▶ [DATA]:
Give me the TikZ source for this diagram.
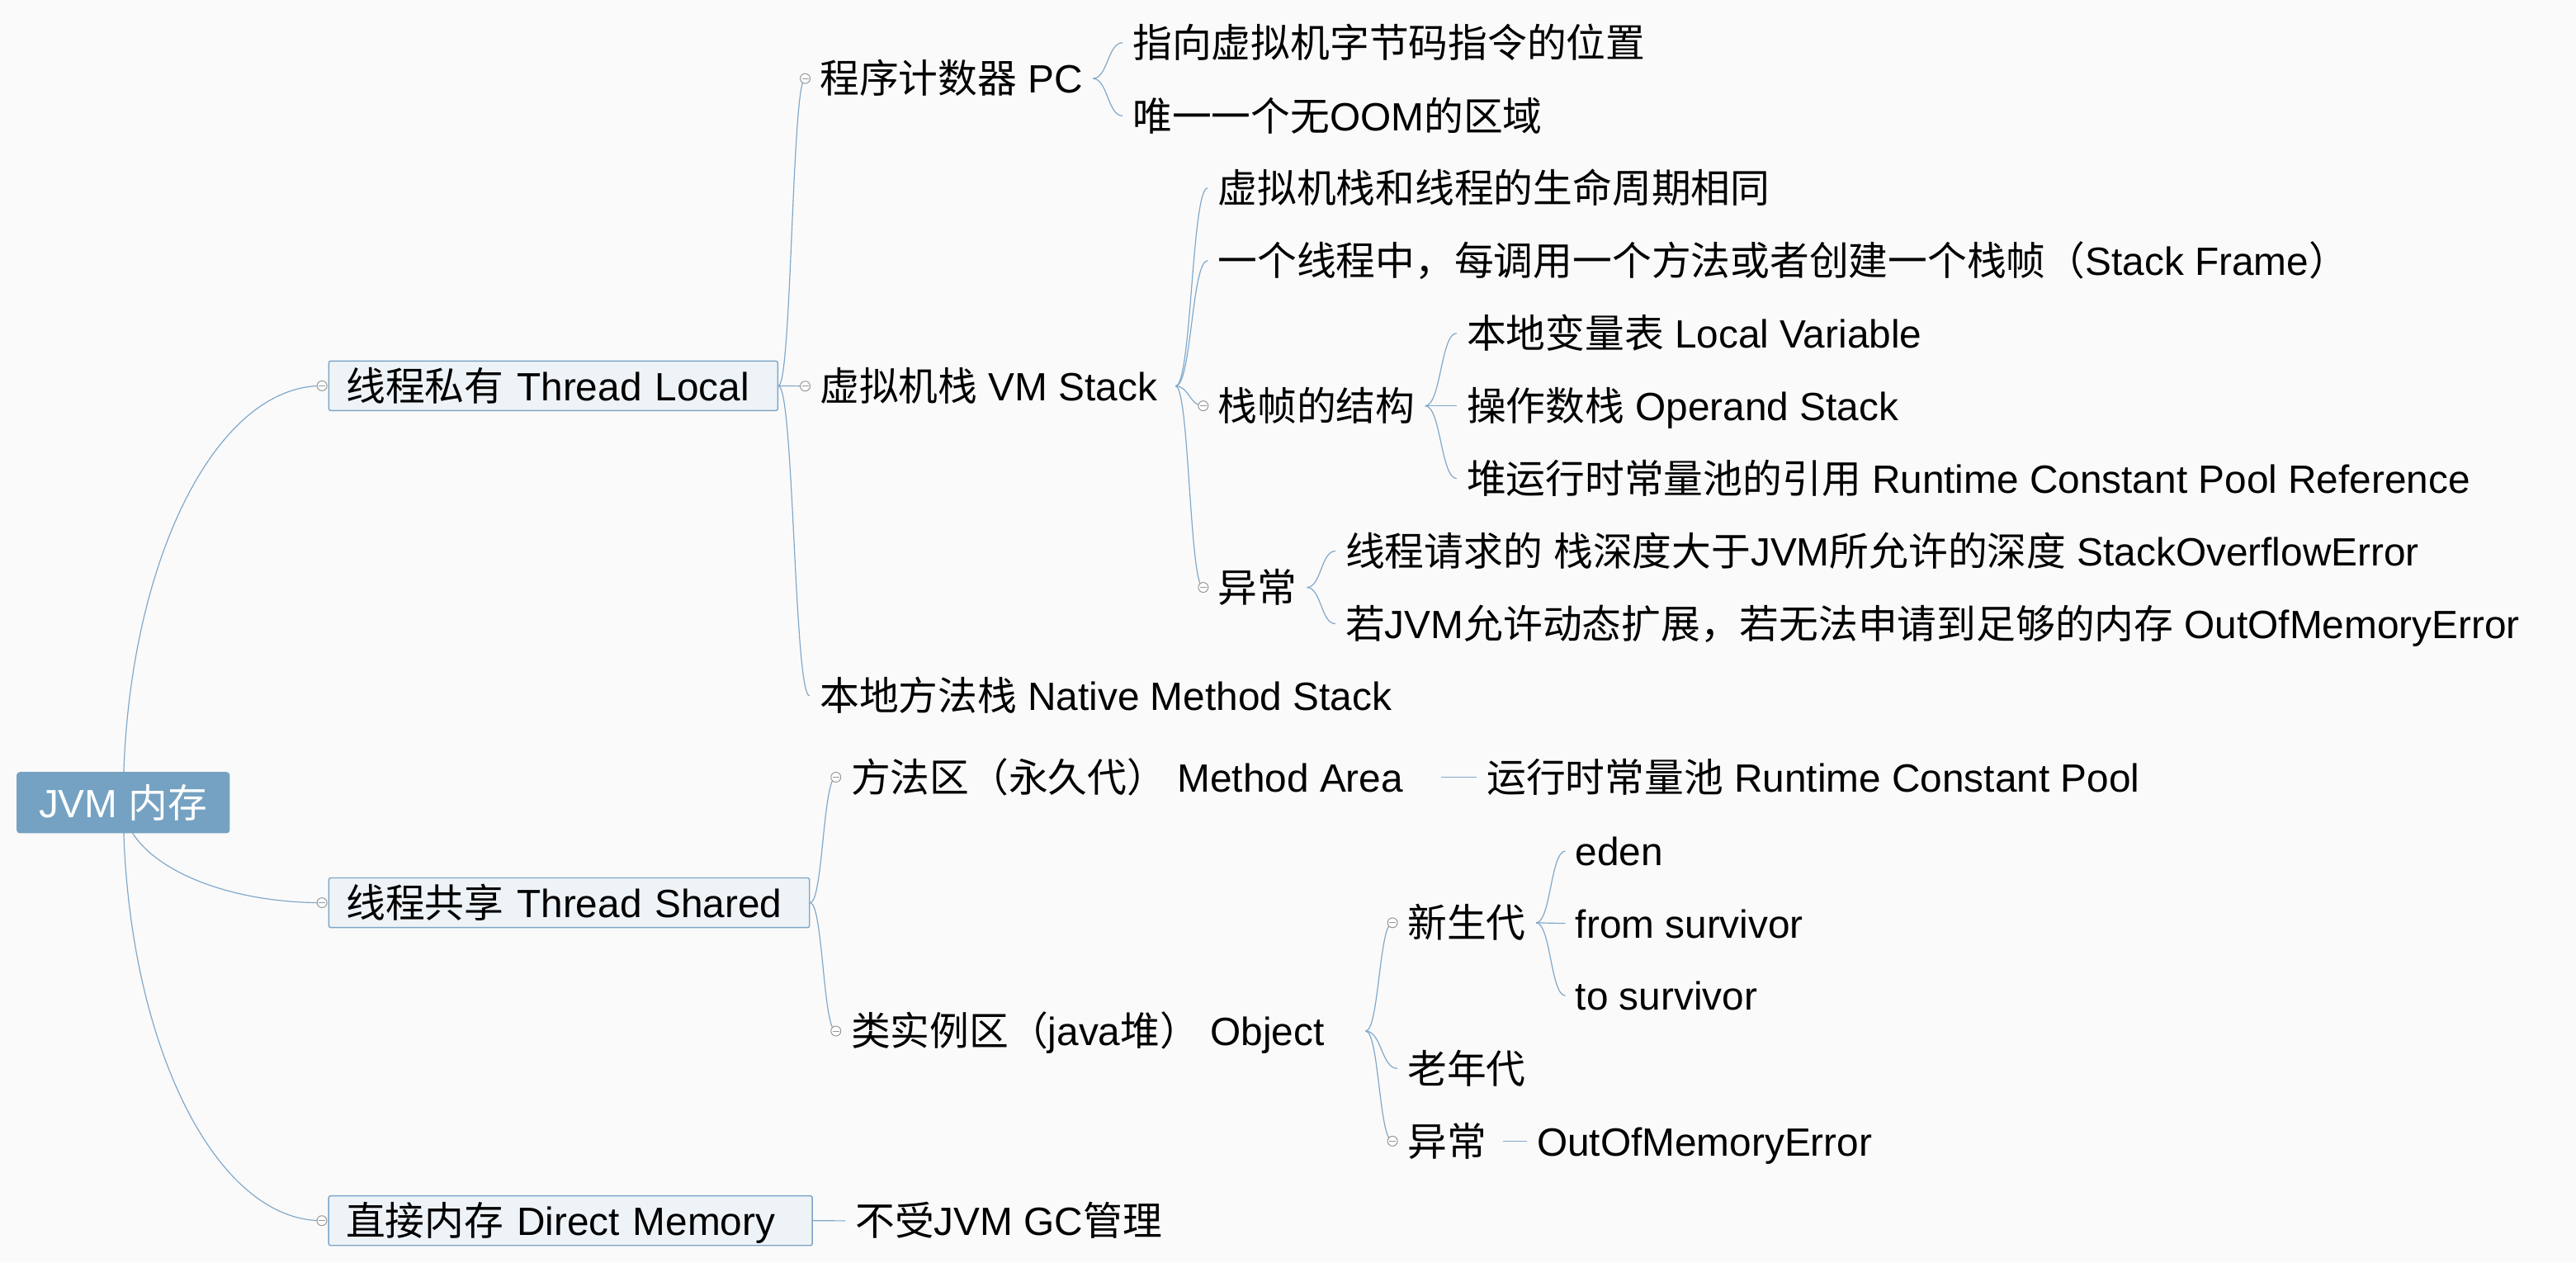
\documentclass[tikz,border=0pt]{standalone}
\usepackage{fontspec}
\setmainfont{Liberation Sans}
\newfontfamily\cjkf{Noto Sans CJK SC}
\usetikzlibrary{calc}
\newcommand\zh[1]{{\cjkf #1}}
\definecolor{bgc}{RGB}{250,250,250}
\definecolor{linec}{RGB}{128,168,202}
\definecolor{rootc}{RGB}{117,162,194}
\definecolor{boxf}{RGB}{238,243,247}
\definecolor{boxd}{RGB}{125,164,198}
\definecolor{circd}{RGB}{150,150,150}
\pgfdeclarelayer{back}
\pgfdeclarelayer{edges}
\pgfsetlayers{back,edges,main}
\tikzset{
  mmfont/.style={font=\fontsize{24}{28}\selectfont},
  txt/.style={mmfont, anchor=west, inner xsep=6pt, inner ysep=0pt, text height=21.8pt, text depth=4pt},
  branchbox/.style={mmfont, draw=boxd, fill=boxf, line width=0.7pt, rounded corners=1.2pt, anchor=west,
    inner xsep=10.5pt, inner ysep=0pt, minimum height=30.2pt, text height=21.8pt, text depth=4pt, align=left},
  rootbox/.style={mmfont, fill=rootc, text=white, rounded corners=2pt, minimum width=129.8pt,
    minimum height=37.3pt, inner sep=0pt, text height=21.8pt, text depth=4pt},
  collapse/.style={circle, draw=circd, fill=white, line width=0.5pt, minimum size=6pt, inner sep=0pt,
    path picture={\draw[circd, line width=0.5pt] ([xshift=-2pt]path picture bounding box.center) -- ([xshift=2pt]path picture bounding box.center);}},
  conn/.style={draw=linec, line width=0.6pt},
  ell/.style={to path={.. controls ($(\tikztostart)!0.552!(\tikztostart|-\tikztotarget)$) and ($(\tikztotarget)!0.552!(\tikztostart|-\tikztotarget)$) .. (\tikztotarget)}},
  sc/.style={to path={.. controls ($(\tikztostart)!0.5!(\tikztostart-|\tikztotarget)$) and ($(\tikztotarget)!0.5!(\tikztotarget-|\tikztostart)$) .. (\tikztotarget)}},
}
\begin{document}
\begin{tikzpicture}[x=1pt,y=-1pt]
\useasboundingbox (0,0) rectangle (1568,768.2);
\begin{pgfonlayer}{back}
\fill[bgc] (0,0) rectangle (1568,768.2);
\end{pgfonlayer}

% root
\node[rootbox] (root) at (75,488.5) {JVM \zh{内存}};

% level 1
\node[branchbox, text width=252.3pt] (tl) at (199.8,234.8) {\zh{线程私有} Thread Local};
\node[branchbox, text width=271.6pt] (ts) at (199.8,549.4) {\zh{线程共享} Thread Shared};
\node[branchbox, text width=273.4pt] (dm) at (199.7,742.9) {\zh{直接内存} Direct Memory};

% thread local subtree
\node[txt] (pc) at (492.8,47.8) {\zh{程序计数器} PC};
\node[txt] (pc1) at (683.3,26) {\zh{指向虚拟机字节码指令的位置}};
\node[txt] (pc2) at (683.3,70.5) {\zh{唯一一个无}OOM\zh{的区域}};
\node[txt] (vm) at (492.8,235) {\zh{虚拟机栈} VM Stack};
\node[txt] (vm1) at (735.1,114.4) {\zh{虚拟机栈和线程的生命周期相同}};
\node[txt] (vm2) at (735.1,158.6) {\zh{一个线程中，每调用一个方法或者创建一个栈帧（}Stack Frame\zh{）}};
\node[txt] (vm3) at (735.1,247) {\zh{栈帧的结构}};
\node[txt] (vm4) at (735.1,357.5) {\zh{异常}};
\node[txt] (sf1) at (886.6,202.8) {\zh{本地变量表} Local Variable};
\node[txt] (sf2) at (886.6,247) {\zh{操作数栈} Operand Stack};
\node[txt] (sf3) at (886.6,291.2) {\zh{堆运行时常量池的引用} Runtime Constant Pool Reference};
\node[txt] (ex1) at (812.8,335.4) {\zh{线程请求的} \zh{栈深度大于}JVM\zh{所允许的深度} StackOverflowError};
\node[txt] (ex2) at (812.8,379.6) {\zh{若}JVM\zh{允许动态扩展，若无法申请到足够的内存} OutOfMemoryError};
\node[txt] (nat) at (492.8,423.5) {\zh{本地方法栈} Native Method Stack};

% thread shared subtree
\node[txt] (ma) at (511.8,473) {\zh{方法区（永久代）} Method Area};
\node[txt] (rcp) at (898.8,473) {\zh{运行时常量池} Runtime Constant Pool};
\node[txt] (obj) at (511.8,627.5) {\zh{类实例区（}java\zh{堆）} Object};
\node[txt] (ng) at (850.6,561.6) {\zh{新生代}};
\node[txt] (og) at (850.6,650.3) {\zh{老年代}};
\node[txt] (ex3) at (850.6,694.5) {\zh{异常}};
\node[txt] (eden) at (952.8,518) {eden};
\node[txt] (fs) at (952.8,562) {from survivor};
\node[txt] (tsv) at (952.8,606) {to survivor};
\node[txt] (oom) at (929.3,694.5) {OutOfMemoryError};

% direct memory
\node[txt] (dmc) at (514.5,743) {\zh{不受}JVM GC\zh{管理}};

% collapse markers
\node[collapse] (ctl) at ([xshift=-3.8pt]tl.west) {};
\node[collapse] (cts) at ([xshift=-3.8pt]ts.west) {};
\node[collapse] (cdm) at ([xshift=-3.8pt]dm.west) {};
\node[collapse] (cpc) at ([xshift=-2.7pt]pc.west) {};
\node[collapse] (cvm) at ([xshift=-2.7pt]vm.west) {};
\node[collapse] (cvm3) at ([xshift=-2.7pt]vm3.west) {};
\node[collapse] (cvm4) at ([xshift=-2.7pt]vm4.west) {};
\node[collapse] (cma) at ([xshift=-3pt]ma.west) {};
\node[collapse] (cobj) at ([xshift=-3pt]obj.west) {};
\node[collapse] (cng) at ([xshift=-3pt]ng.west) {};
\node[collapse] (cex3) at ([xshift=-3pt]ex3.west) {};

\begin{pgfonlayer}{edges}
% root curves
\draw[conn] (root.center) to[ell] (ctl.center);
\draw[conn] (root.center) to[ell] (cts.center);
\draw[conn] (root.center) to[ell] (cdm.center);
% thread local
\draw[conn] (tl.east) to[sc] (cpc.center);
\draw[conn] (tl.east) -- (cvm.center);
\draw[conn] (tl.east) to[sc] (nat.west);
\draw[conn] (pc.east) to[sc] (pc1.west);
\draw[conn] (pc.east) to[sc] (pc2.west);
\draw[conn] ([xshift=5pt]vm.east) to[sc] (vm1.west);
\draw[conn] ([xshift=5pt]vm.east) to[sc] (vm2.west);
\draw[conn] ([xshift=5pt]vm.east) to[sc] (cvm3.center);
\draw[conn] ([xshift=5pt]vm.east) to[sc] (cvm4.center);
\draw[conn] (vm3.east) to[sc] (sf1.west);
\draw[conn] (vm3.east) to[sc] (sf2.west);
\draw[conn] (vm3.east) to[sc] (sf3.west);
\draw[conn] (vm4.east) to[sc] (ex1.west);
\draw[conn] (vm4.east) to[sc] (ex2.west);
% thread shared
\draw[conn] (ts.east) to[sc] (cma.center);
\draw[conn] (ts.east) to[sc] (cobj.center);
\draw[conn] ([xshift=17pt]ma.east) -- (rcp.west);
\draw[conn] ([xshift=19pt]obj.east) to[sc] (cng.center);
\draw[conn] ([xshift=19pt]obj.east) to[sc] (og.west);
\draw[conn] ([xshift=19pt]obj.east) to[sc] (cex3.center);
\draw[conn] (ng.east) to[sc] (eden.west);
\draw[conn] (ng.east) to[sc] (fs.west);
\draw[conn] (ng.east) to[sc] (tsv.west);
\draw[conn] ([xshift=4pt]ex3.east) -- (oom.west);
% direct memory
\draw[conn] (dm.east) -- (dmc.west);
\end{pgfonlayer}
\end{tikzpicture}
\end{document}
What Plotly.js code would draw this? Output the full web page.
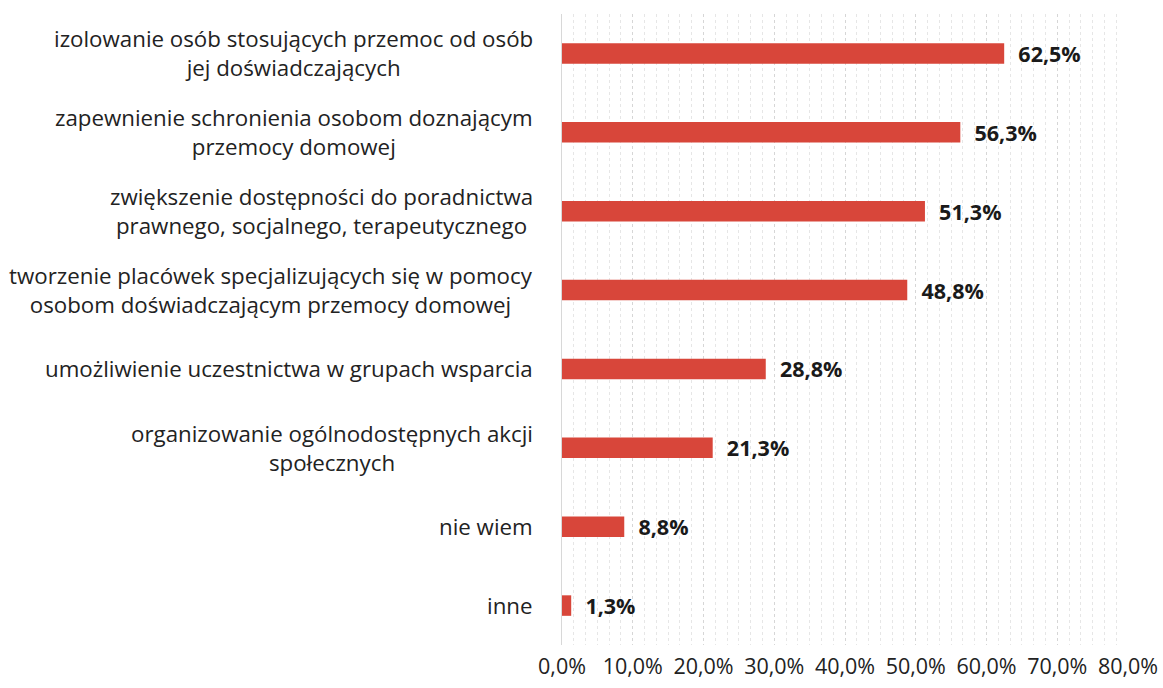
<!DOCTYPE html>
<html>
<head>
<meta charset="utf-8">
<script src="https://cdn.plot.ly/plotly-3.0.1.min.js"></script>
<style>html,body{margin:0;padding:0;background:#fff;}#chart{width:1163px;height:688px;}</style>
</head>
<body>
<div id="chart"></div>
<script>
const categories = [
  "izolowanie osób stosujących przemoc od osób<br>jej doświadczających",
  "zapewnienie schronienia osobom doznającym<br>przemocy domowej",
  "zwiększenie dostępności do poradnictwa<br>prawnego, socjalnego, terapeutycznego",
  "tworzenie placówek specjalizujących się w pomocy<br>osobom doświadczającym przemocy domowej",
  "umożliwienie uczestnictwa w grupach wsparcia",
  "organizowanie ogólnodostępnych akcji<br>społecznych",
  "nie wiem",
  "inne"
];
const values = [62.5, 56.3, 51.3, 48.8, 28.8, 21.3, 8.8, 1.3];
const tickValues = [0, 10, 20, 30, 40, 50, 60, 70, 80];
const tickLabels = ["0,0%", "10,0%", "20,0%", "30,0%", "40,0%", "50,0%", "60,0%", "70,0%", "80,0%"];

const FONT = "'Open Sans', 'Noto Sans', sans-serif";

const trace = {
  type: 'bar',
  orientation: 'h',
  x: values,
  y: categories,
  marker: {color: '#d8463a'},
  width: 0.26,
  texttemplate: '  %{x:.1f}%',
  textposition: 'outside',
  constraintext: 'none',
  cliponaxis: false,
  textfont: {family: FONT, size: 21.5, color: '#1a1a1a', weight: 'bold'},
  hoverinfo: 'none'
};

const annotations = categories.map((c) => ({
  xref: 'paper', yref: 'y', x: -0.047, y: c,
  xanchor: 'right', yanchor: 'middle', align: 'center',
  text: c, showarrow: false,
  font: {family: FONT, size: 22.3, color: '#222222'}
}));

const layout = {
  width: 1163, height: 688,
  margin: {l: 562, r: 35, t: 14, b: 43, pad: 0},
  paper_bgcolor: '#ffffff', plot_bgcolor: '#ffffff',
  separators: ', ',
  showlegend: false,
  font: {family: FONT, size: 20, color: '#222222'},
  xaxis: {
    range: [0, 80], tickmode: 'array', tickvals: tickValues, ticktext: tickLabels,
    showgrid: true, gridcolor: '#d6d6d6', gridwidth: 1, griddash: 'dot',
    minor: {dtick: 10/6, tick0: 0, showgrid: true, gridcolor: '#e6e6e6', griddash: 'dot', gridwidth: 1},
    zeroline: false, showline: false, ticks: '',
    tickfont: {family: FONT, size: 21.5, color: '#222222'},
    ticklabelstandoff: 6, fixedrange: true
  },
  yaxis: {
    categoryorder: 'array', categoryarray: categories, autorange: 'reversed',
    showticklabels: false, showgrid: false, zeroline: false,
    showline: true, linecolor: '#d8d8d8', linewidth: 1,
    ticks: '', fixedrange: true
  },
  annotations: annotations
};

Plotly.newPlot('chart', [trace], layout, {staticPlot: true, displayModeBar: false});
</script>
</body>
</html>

▶ [TASK DIRECTIONS]:
Where a line in the material contains "this", copy that line.

▶ [EXERCISE OUTPUT]:
Give me the TikZ source for this diagram.
What Plotly.js code would draw this? Output the full web page.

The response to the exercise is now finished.